Tulisan berjudul “Indonesia’s Economy Further Deteriorates” yang dimuat jurnal Indonesia Tribune (Volume 3-6 edisi 1969) bahkan menyatakan dengan lebih tegas: “Untuk mengintensifkan pemerasan keringat rakyat Indonesia dan memperkaya penguasa, rezim (Soeharto) telah mengikuti fasis Jepang dengan menghidupkan kembali sistem romusha” (hlm. 3).

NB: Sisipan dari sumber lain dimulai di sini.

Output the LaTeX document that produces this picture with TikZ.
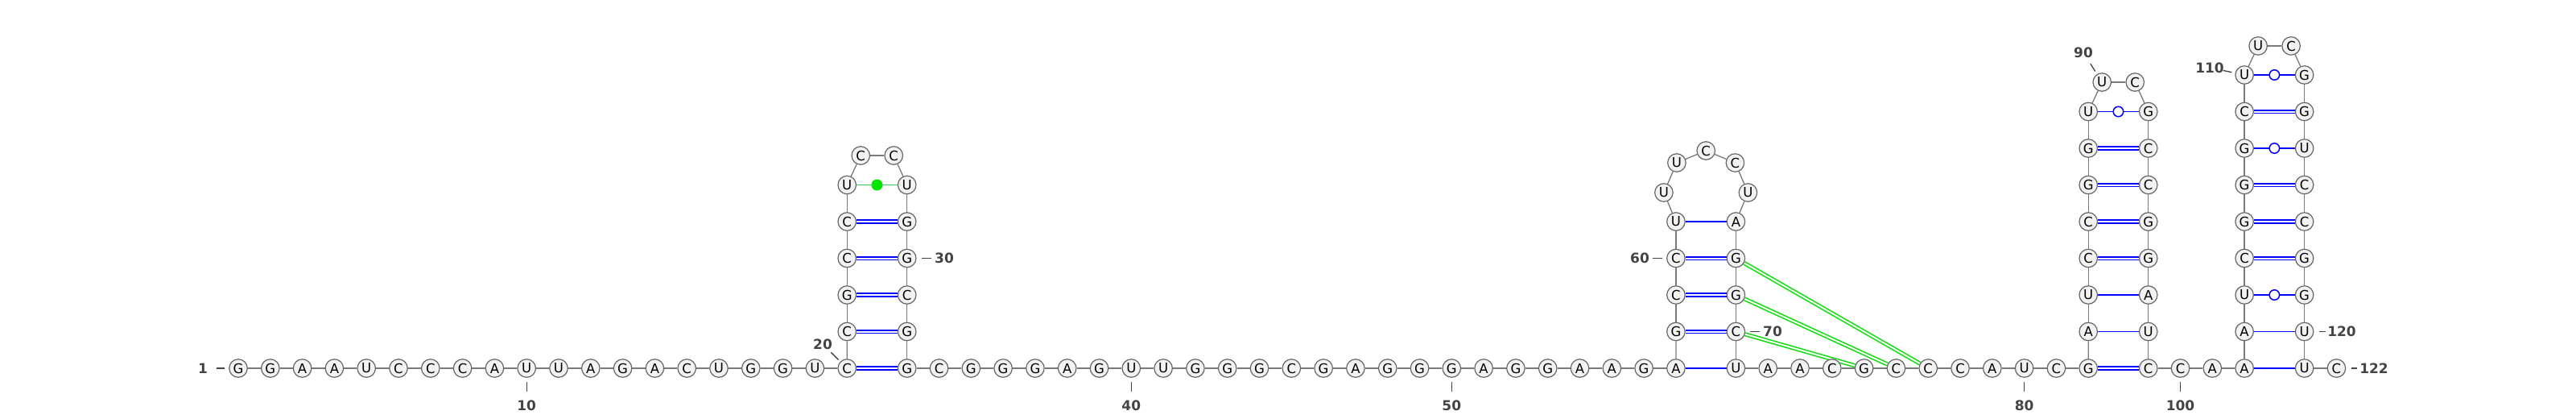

Lebih lanjut dituliskan, “Dengan dalih memanfaatkan tenaga kerja yang menganggur, mereka (pemerintah Orde Baru) mengintensifkan sistem kerja paksa dalam proyek padat karya di mana orang yang menganggur dipaksa bekerja dalam proyek konstruksi untuk melayani kepentingan monopoli asing tanpa upah yang layak.”
Hal ini diamini Mochtar Pakpahan dalam Perjuangan Kebebasan Berserikat Buruh di Masa Orde Baru (2006). Ia menyebut bahwa upah pekerja Padat Karya tidak manusiawi, yakni 1,4 dolar AS per hari. Menurut Pakpahan, ini tergolong upah paling rendah di dunia waktu itu (hlm. 51). Mirisnya lagi, banyak perusahaan yang tidak membayar upah sesuai yang ditetapkan pemerintah.
Itulah yang memicu terjadinya banyak unjuk rasa buruh. Peningkatan aktivitas buruh pada dekade 1990-an terkait dengan perubahan sosial dan ekonomi yang luas dalam tiga dekade industrialisasi terus-menerus di bawah rezim Orde Baru (Vedi R. Hadiz, Dinamika Kekuasaan: Ekonomi Politik Indonesia Pasca-Soeharto, 2005: 66).
Selain itu, menurut Ariel Heryanto dalam Menggugat Otoriterisme di Asia Tenggara (2004), di sektor manufaktur inilah, selama era 1990-an, tampak semakin jelas gelagat timbulnya keresahan. Wujud keresahan tersebut antara lain maraknya sengketa perburuhan dan munculnya berbagai organisasi buruh independen (hlm. 180).
Setelah rezim Soeharto jatuh pada 1998, banyak kebijakan yang diterapkan selama Orde Baru dihapus, termasuk program Padat Karya. Dan mulai awal 2018, pemerintahan Jokowi serius menghidupkan kembali program yang meninggalkan kesan muram bagi kaum pekerja itu.
Menarik untuk dinanti, apakah Padat Karya ala Jokowi benar-benar mampu menghadirkan kesejahteraan untuk rakyat Indonesia. Atau justru sebaliknya, sama saja dengan Padat Karya era Soeharto: program menyedihkan, tanpa hasil maksimal, dan sempat dituding sebagai praktik romusha gaya baru.